La presse néerlandaise se penche sur l'état du pays. Intéressant!
"Que se passe-t-il aux Pays-Bas ?" s’interroge le Het Parool (p.7) d’hier soir. "Nous portons massivement et ostentatoirement le deuil d’un homme politique ou d’un chanteur populaire et, affublés d’une tenue bizarre, nous nous laissons aller quand le onze orange gagne. Conclusion du chercheur Joep de Hart du Cultureel Plan Bureau (CPB) : nous sommes un peuple instable et à la dérive."
"Pour le chercheur du CPB, il est établi que les Néerlandais changent. Les comparaisons historiques le montrent. De Hart s’est penché sur les obsèques, en 1919, du chef de file socialiste et ’Messie des travailleurs frisons’ Ferdinand Domela Nieuwenhuis et sur celles d’un homme qui avait également des traits messianiques, Pim Fortuyn. Il a aussi comparé les réactions à la mort du chanteur populaire amstellodamois Johnny Jordaan en 1989 et celles au décès d’André Hazes en 2004. L’attention portée au décès de Domela Nieuwenhuis était énorme, mais les réactions étaient mesurées : un ’silence impressionnant’ régnait. Le cas de Pim Fortuyn, nous nous en souvenons : cinq jours de deuil et de commotion, des gens drapés dans le drapeau national qui donnaient libre cours à leurs larmes à la vue du corbillard.
"Pour la première fois aux Pays-Bas, une foule émue a applaudi au passage du cercueil de Johnny Jordaan. Celui d’André Hazes reposait sur le point d’engagement du stade Arena où 45 000 fans affligés s’étaient réunis. Cinq millions de Néerlandais ont suivi le spectacle en direct à la télévision."

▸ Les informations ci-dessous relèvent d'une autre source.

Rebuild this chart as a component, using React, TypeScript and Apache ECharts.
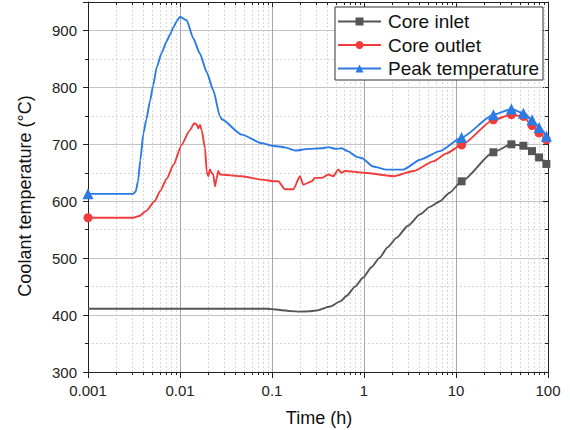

"’Il y a toujours eu des réunions massives, mais les émotions débridées que nous voyons les quinze dernières années sont vraiment nouvelles’, dit De Hart. Il fait valoir que jusqu’aux années soixante la mort était entourée de silence. ’Les piliers dont les gens faisaient partie canalisaient les émotions. La déchristianisation, le décloisonnement et l’individualisation ont changé cela. Nous nous sommes défaits de notre corsage émotionnel’."

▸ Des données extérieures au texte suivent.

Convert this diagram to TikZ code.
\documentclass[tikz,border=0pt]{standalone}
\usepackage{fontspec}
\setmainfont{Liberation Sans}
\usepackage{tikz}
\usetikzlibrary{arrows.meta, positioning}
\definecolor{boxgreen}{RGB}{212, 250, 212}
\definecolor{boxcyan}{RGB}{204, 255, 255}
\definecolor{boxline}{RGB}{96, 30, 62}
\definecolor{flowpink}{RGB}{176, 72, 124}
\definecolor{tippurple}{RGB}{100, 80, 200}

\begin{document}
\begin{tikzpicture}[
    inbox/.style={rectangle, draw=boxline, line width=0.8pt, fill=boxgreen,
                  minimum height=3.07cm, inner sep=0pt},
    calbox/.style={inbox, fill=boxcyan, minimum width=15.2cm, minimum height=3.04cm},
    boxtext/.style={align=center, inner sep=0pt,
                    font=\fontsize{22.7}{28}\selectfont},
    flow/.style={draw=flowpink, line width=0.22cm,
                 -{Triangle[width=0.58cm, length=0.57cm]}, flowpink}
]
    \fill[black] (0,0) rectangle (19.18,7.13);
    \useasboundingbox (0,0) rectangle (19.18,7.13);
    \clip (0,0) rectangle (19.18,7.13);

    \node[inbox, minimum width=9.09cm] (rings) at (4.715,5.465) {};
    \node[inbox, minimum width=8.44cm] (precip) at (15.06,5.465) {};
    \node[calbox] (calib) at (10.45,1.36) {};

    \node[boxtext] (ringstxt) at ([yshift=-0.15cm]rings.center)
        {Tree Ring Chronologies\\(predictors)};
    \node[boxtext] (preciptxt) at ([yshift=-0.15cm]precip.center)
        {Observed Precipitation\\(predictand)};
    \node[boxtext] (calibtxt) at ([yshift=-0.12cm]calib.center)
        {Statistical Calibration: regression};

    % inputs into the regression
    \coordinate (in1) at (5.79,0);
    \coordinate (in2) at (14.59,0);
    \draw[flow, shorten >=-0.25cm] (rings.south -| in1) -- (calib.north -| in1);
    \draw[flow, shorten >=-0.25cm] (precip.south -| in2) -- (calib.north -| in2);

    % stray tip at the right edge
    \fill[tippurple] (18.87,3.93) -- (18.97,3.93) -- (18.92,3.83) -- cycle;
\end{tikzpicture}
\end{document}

"Simultanément, un grand vide s’est créé que les gens essaient de combler avec toutes sortes d’émotions fugitives pour un mort ou une équipe de football gagnante. ’Il y a une grande instabilité qu’on veut combattre. L’Internet et la télévision jouent un grand rôle à cet égard. Le deuil et la joie sont étalés sans gêne et avec un rituel fixe’, selon De Hart."

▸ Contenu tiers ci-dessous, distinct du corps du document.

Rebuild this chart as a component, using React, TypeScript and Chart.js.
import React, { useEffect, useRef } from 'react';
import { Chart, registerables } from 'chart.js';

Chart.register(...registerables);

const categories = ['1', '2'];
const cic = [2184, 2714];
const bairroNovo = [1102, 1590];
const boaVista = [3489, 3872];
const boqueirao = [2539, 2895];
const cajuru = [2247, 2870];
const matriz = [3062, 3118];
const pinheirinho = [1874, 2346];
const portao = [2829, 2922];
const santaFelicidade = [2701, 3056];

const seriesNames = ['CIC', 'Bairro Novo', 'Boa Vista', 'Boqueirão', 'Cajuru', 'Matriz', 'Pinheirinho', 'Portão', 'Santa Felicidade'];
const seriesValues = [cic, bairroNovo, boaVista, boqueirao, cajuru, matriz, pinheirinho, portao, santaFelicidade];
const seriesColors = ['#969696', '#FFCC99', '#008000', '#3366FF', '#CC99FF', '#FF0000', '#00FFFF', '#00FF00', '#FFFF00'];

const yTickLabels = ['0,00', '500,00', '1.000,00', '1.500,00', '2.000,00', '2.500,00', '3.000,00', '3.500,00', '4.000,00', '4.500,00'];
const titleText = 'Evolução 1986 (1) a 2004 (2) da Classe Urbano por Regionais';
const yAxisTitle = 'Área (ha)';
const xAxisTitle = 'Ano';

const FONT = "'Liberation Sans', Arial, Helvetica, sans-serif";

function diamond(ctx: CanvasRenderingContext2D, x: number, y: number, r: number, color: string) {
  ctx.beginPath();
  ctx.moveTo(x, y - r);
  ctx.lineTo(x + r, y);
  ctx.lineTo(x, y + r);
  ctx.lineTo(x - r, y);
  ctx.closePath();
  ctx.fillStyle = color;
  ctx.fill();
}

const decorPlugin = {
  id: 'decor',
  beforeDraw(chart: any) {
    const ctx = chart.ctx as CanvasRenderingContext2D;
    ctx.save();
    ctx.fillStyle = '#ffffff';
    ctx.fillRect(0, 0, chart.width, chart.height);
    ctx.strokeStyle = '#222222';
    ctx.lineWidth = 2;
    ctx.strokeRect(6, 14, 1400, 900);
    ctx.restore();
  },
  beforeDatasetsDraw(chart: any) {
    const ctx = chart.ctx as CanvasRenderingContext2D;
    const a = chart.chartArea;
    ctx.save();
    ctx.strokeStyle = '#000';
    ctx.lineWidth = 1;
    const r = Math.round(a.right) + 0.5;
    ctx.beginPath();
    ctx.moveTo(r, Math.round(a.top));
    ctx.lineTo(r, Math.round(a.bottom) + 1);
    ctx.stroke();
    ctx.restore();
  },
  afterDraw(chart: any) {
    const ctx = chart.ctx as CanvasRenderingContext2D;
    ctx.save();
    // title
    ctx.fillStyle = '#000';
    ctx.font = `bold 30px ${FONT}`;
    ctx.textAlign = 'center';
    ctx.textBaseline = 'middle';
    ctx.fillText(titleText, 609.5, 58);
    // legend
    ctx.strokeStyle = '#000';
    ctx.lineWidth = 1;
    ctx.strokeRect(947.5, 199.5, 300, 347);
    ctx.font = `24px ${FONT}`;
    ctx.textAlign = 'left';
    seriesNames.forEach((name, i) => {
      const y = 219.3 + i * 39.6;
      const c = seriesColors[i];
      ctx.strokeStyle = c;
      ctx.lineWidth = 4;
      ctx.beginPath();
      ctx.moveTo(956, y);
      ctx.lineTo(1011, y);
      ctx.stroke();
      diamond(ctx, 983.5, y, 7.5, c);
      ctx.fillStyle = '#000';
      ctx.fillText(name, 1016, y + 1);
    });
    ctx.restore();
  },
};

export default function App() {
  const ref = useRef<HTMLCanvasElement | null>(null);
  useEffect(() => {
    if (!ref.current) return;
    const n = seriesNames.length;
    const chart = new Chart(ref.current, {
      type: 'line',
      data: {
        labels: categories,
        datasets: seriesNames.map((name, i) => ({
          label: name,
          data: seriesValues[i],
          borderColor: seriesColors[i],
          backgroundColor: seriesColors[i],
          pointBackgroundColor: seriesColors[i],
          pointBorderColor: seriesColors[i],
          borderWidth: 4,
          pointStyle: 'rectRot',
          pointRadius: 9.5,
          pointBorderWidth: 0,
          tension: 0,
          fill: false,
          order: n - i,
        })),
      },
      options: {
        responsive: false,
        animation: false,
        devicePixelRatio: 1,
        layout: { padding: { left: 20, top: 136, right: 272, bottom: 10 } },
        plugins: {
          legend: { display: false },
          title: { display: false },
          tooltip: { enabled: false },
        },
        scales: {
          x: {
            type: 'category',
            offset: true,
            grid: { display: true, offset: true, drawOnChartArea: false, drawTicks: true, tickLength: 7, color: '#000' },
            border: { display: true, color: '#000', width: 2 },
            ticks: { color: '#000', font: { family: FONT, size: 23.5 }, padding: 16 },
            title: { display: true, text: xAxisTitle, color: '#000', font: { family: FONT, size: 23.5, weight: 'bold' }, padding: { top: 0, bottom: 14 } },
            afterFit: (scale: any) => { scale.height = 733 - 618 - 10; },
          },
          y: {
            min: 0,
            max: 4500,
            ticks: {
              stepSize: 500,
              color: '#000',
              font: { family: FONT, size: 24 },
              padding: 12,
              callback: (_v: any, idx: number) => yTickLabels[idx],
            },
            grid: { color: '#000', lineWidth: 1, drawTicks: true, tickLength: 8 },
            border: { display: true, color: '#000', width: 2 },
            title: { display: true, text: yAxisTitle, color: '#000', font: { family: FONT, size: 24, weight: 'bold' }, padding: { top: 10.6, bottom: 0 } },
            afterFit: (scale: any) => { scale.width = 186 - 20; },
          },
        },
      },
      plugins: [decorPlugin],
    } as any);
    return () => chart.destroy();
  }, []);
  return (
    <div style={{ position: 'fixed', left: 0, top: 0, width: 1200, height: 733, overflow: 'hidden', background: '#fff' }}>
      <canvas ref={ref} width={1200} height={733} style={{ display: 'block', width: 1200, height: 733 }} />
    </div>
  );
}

"L’instabilité s’exprime aussi en un grand besoin de nouveaux rites, héros et guides - qui ne doivent d’ailleurs pas nécessairement être d’une qualité exceptionnelle, selon De Hart. ’Nous sommes individualisés, détachés du groupe, mais nous voulons tant nous laisser guider, recevoir des conseils dans tous les domaines. Les librairies sont pleines de manuels pour cela.’"
"Les Néerlandais sont des ’nomades spirituels’, qui retiennent de la religion ce qui les arrange et qui savent construire un lieu de pèlerinage autour d’une cannette de bière ou d’un ours en peluche. L’émotion est de nature populaire et à effet direct. Et cet effet est très fugitif. Dès que les dernières notes de You’ll never walk alone s’estompent la vie reprend son cours."
"Il semble qu’il y ait une sorte de solidarité-en-veille qui, en cas d’événements bouleversants, peut être mobilisée en peu de temps et surtout massivement", écrit De Harte en page d’opinion du NRC Handelsblad d’hier soir. "Elle est plus spontanée et plus personnelle que les anciennes formes de solidarité, mais elle est aussi suscitée plus souvent par les émotions du moment."
"En cas de catastrophe ou de deuil national, une telle solidarité-en-veille est un grand bien. Mais la médaille a un revers : à une époque où la confiance dans le gouvernement est au plus bas, où les citoyens ne se sentent plus sûrs de l’avenir et où l’appel à un leadership vigoureux et visionnaire s’amplifie, quelques événements bouleversants peuvent ouvrir une véritable boîte de Pandore et éveiller des forces presque impossibles à maitriser. Notre passé récent en offre suffisamment d’exemples." "Les images de mosquées en flammes et d’écoles islamiques souillées après le meurtre de Theo van Gogh ne remontent qu’à un an."